Request: Only the lines from the start up to and including the line containing "300, 400, 200]" should be repeated, word for word.

Collected data:
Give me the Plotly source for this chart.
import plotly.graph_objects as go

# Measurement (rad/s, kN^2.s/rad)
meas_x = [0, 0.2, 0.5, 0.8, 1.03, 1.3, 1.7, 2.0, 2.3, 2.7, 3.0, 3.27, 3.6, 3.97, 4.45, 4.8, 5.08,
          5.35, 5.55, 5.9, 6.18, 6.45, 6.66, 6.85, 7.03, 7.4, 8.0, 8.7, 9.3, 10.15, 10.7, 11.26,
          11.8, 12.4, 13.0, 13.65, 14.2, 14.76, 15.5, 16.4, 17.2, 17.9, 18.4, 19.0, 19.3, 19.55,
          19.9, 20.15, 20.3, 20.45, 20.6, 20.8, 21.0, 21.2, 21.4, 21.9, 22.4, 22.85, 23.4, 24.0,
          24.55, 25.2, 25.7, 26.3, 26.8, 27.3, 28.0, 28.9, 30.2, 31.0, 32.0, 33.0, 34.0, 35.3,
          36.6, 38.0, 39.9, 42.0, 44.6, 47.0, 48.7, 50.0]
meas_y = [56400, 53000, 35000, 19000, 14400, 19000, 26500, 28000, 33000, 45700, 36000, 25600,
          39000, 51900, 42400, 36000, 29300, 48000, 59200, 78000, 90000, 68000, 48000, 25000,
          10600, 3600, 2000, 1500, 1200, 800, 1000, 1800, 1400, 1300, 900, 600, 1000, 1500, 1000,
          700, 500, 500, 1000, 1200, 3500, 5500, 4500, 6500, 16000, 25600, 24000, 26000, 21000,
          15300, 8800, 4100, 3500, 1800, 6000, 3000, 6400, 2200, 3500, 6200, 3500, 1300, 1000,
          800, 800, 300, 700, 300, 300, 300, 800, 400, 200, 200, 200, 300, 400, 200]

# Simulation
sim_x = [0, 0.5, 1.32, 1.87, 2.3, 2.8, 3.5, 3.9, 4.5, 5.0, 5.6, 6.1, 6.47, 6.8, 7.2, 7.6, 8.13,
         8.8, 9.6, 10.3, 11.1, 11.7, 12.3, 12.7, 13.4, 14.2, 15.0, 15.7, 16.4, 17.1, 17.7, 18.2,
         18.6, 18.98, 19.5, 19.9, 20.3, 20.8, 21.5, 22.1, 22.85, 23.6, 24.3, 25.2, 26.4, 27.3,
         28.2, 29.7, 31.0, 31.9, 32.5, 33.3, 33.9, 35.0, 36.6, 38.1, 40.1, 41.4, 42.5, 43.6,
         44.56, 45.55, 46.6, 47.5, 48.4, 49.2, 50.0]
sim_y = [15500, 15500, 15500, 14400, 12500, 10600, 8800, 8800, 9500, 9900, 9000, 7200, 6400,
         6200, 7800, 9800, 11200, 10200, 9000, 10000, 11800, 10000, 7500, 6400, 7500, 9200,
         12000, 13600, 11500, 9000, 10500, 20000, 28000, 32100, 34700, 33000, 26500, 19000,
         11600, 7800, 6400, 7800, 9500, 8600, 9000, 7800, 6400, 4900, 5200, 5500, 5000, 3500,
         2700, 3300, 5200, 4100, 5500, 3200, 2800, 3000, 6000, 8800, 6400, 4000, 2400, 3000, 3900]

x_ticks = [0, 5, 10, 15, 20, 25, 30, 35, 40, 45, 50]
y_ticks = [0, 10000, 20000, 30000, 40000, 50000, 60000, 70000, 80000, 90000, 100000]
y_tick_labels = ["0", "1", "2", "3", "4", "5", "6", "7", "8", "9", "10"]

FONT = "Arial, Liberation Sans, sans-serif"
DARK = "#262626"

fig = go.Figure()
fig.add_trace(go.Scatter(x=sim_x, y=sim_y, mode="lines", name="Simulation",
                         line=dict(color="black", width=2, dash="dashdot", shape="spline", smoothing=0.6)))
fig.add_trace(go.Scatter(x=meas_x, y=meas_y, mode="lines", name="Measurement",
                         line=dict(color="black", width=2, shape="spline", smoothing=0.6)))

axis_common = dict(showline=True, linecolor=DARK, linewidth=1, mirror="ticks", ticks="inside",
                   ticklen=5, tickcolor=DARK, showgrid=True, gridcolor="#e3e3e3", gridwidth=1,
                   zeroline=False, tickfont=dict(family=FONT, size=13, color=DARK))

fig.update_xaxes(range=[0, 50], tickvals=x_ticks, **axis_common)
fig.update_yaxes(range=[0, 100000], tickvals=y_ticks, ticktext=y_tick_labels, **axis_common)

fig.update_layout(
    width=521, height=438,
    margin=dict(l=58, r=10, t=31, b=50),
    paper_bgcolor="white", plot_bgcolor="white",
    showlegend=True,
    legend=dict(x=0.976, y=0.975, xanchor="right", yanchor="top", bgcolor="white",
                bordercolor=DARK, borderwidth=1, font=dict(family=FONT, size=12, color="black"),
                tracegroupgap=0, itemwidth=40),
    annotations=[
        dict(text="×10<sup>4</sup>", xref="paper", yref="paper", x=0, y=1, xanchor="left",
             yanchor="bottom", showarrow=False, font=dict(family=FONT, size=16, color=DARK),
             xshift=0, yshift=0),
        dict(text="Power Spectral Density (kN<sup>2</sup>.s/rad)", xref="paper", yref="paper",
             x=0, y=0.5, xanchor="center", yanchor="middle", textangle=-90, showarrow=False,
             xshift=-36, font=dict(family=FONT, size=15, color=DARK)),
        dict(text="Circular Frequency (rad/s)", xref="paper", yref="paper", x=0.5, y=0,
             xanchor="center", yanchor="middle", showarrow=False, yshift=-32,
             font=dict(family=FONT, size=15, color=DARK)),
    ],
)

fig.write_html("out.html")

Correct result:
Give me the Plotly source for this chart.
import plotly.graph_objects as go

# Measurement (rad/s, kN^2.s/rad)
meas_x = [0, 0.2, 0.5, 0.8, 1.03, 1.3, 1.7, 2.0, 2.3, 2.7, 3.0, 3.27, 3.6, 3.97, 4.45, 4.8, 5.08,
          5.35, 5.55, 5.9, 6.18, 6.45, 6.66, 6.85, 7.03, 7.4, 8.0, 8.7, 9.3, 10.15, 10.7, 11.26,
          11.8, 12.4, 13.0, 13.65, 14.2, 14.76, 15.5, 16.4, 17.2, 17.9, 18.4, 19.0, 19.3, 19.55,
          19.9, 20.15, 20.3, 20.45, 20.6, 20.8, 21.0, 21.2, 21.4, 21.9, 22.4, 22.85, 23.4, 24.0,
          24.55, 25.2, 25.7, 26.3, 26.8, 27.3, 28.0, 28.9, 30.2, 31.0, 32.0, 33.0, 34.0, 35.3,
          36.6, 38.0, 39.9, 42.0, 44.6, 47.0, 48.7, 50.0]
meas_y = [56400, 53000, 35000, 19000, 14400, 19000, 26500, 28000, 33000, 45700, 36000, 25600,
          39000, 51900, 42400, 36000, 29300, 48000, 59200, 78000, 90000, 68000, 48000, 25000,
          10600, 3600, 2000, 1500, 1200, 800, 1000, 1800, 1400, 1300, 900, 600, 1000, 1500, 1000,
          700, 500, 500, 1000, 1200, 3500, 5500, 4500, 6500, 16000, 25600, 24000, 26000, 21000,
          15300, 8800, 4100, 3500, 1800, 6000, 3000, 6400, 2200, 3500, 6200, 3500, 1300, 1000,
          800, 800, 300, 700, 300, 300, 300, 800, 400, 200, 200, 200, 300, 400, 200]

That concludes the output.